An LLM On A Chip

by Komal Vachhani

About the Project

💡 Project Background

This project’s goal was to design, simulate, synthesize, and implement a variety of hardware modules for FPGA-based computing. These modules focused on high-performance operations such as matrix multiplication, self-attention mechanisms used in machine learning models, and hardware accelerators for specific arithmetic functions like multiplication-accumulation (MAC), division, and exponential operations. The project dove into FPGA-based design and hardware-software co-design using Verilog, Vivado, and the PYNQ platform.

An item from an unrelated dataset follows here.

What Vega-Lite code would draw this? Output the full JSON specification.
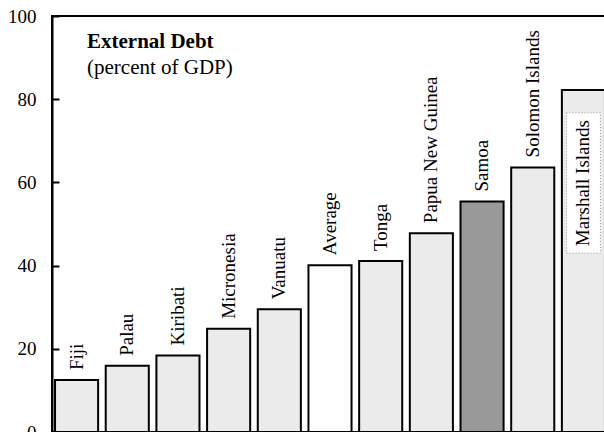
{
  "$schema": "https://vega.github.io/schema/vega-lite/v6.json",
  "width": 556,
  "height": 416,
  "autosize": "none",
  "padding": {"left": 52, "top": 16, "right": 0, "bottom": 0},
  "background": "white",
  "config": {
    "view": {"stroke": "black", "strokeWidth": 2},
    "font": "Liberation Serif"
  },
  "title": {
    "text": "External Debt",
    "subtitle": "(percent of GDP)",
    "anchor": "start",
    "frame": "group",
    "orient": "top",
    "dx": 35,
    "dy": 75,
    "font": "Liberation Serif",
    "fontSize": 21,
    "fontWeight": "bold",
    "color": "black",
    "subtitleFont": "Liberation Serif",
    "subtitleFontSize": 21,
    "subtitleColor": "black",
    "subtitlePadding": 5
  },
  "data": {
    "values": [
      {"country": "Fiji", "debt": 12.5, "kind": "Country"},
      {"country": "Palau", "debt": 15.9, "kind": "Country"},
      {"country": "Kiribati", "debt": 18.4, "kind": "Country"},
      {"country": "Micronesia", "debt": 24.8, "kind": "Country"},
      {"country": "Vanuatu", "debt": 29.5, "kind": "Country"},
      {"country": "Average", "debt": 40.1, "kind": "Average"},
      {"country": "Tonga", "debt": 41.1, "kind": "Country"},
      {"country": "Papua New Guinea", "debt": 47.8, "kind": "Country"},
      {"country": "Samoa", "debt": 55.4, "kind": "Samoa"},
      {"country": "Solomon Islands", "debt": 63.6, "kind": "Country"},
      {"country": "Marshall Islands", "debt": 82.2, "kind": "Country"}
    ]
  },
  "encoding": {
    "x": {
      "field": "country",
      "type": "nominal",
      "sort": null,
      "scale": {"paddingInner": 0.15, "paddingOuter": 0.06},
      "axis": null
    }
  },
  "layer": [
    {
      "mark": {"type": "bar", "stroke": "black", "strokeWidth": 2},
      "encoding": {
        "y": {
          "field": "debt",
          "type": "quantitative",
          "scale": {"domain": [0, 100]},
          "axis": {
            "title": null,
            "values": [0, 20, 40, 60, 80, 100],
            "grid": false,
            "domainColor": "black",
            "domainWidth": 2,
            "tickColor": "black",
            "tickWidth": 2,
            "tickSize": -7,
            "labelFont": "Liberation Serif",
            "labelFontSize": 19,
            "labelColor": "black",
            "labelPadding": 23
          }
        },
        "fill": {
          "field": "kind",
          "type": "nominal",
          "scale": {"domain": ["Country", "Average", "Samoa"], "range": ["#ebebeb", "#ffffff", "#999999"]},
          "legend": null
        }
      }
    },
    {
      "transform": [{"filter": "datum.country === 'Marshall Islands'"}],
      "mark": {"type": "bar", "fill": "white", "stroke": "#999999", "strokeWidth": 1, "strokeDash": [1, 2], "width": {"band": 0.79}},
      "encoding": {
        "y": {"datum": 43},
        "y2": {"datum": 76.7}
      }
    },
    {
      "transform": [{"filter": "datum.country !== 'Marshall Islands'"}],
      "mark": {"type": "text", "angle": 270, "align": "left", "baseline": "middle", "dx": 10, "fontSize": 19, "font": "Liberation Serif", "color": "black"},
      "encoding": {
        "y": {"field": "debt", "type": "quantitative"},
        "text": {"field": "country"}
      }
    },
    {
      "transform": [{"filter": "datum.country === 'Marshall Islands'"}],
      "mark": {"type": "text", "angle": 270, "align": "right", "baseline": "middle", "dx": -30, "fontSize": 19, "font": "Liberation Serif", "color": "black"},
      "encoding": {
        "y": {"field": "debt", "type": "quantitative"},
        "text": {"field": "country"}
      }
    }
  ]
}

IBERT Self Attention Block Diagram

Softmax Module Block Diagram

🔨 Tools

Verilog: Used for designing hardware modules, including systolic arrays for matrix multiplication, arithmetic modules, and attention heads
Vivado: A hardware design suite used for simulation, synthesis, and implementation of hardware designs.
PYNQ: An FPGA board that integrates ARM and FPGA for hardware acceleration, used for real-time testing of designs
Python: Utilized for writing test scripts to validate the hardware modules and for working with the PYNQ APIs to interact with the FPGA
Simulation Framework: Xilinx XSIM and Verilator were used for debugging and testing the design in simulation before deployment on the hardware
Git: For version control

🔑 Key Learnings/Takeaways

FPGA Design Flow: From designing hardware modules in Verilog to deploying them on the PYNQ board, I learned how to follow the complete FPGA design flow: simulation, synthesis, implementation, and hardware verification.
Efficient Hardware Design: Through implementing modules like matrix multiplication and GELU, I gained insights into how to optimize hardware for parallelism and performance, especially in applications like machine learning.